OPINI: Memasuki Tahun Politik

Sudah sering ada inisiatif baik perseorangan maupun partai politik untuk mengajukan judicial review atau uji materi ke Mahkamah Konstitusi tentang ketentuan presidential threshold 20 %. Persyaratan ini dinilai sebagai persyaratan yang bertentangan dengan konstitusi. Namun hingga kini belum pernah ada gugatan yang dikabulkan oleh Mahkamah Konstitusi.

Ketentuan Pasal 6 ayat (2) UUD 1945, syarat-syarat untuk menjadi Presiden dan wakil Presiden diatur lebih lanjut dengan undang-undang. Sementara undang-undang pemilihan umum dibuat oleh DPR. Sudah pasti anggota DPR khususnya dari parpol besar akan mempertahankan ambang batas dengan persentase jumlah yang tinggi (baca: 20 %) agar parpol kecil sulit mengajukan capres tanpa berkoalisi.

Di pihak lain untuk membangun koalisi mengusung capres dan cawapres dari partai kecil membutuhkan waktu yang cukup panjang. Selain itu membutuhkan kesepahaman atas kepentingan masing-masing parpol yang tidak mudah diakomodir. Dalam politik tidak ada kawan dan lawan yang abadi tetapi kepentinganlah yang abadi. Jika aspirasi tidak bisa diakomodir, koalisi bisa bubar.

Jika pilpres dilakukan dalam dua putaran seperti ketika pilgub DKI Jakarta, tahun 2017. Pada putaran pertama, pasangan Ahok-Djarot memperoleh suara 42,99%. Pasangan Anies-Sandi memperoleh suara 39,95%. Pada putaran kedua, pasangan Anies-Sandi memperoleh suara 57,96%. Diduga mayoritas pemilih AHY-Sylviana, yang memperoleh suara 17.02%, bermigrasi mendukung Anies-Sandi.

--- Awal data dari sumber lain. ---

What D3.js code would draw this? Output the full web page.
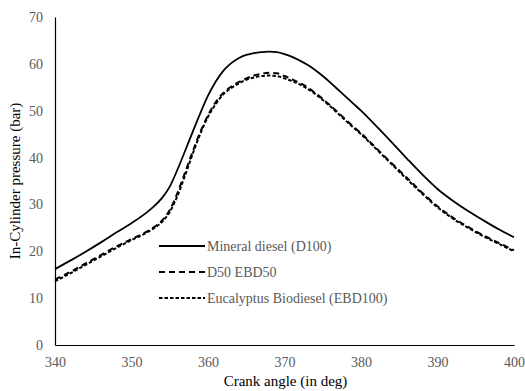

Sekarang kita baru berada di pekan pertama bulan januari 2023, masih sangat panjang perjalanan dalam memasuki tahun politik ini. Politik itu dinamis dan tidak ada pola yang permanen untuk digunakan sebagai acuan dalam setiap kontestasi di semua level. Momennya selalu berbeda sehingga penting bagi kita sebagai pemilih untuk merekam jejak para calon presiden atau parpol sebelum menentukan pilihan.